Stokes' telephone number (having previously been shown as two other numbers) is now Collinsport 4099, which has also been used for Collinwood telephones. When Vicki finds him in the drawing room at Collinwood, he already has helped himself to a sherry, telling Vicki (perhaps a bit untruthfully) that Carolyn said it would be okay.

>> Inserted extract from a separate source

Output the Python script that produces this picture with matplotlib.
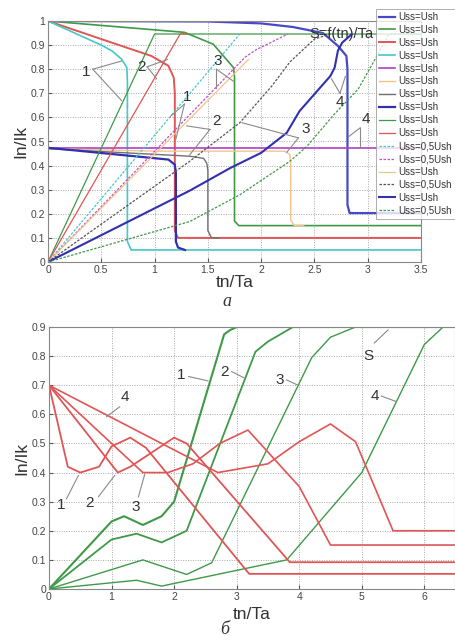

Funny scene with Vicki and Stokes when she tells him that Cassandra has left Roger, apparently for good. Then he has my congratulations, Stokes observes dryly. Vicki adds, Besides that, the portrait of Angelique first became unrecognizably distorted, and now is just a mess of white paint. At first Stokes feels quite celebratory (he helps himself to a second sherry), but he becomes very alarmed when Vicki tells him that Nicholas has rented what will forever after be known as the House by the Sea.
Jeff is wearing his best three-piece suit when he proposes to Vicki on the terrace. She assures him that she loves both Jeff Clark and Peter Bradford. Everything is perfect: He offers her an engagement ring of a nice, old-fashioned design; she asks him to put it on the third finger of her left hand. As they embrace in quiet happiness, they are blissfully unaware that Adam is watching them forlornly from an upstairs window. [Long ago, Burke Devlin asked the same question and got the same answer from the same woman in the same location, I believe even on the same little bench. And they also kissed while someone was watching sadly and surreptitiously--in that case, Barnabas, from beyond the gate.]
The scene with Stokes and Adam is long and painful--and very well done, as I remember. Stokes tells Adam that he came into being differently from other people, and Adam jumps to the wrong conclusion when he decides that that's why Carolyn can't love him. He murmurs the last few words of Eric Lang's final message, but when Stokes asks him what he said, he throws the professor out, and Stokes doesn't realize the unfortunate conclusion Adam has drawn.
Alone in his room upstairs, Adam is overwhelmed with grief and despair. He gazes at himself in the mirror. Staring hard at his scar-seamed face, he mutters, She hates me. He smashes the mirror, then seizes a sharp knife from his food tray. Sobbing, She hates me, he suddenly turns the blade on himself.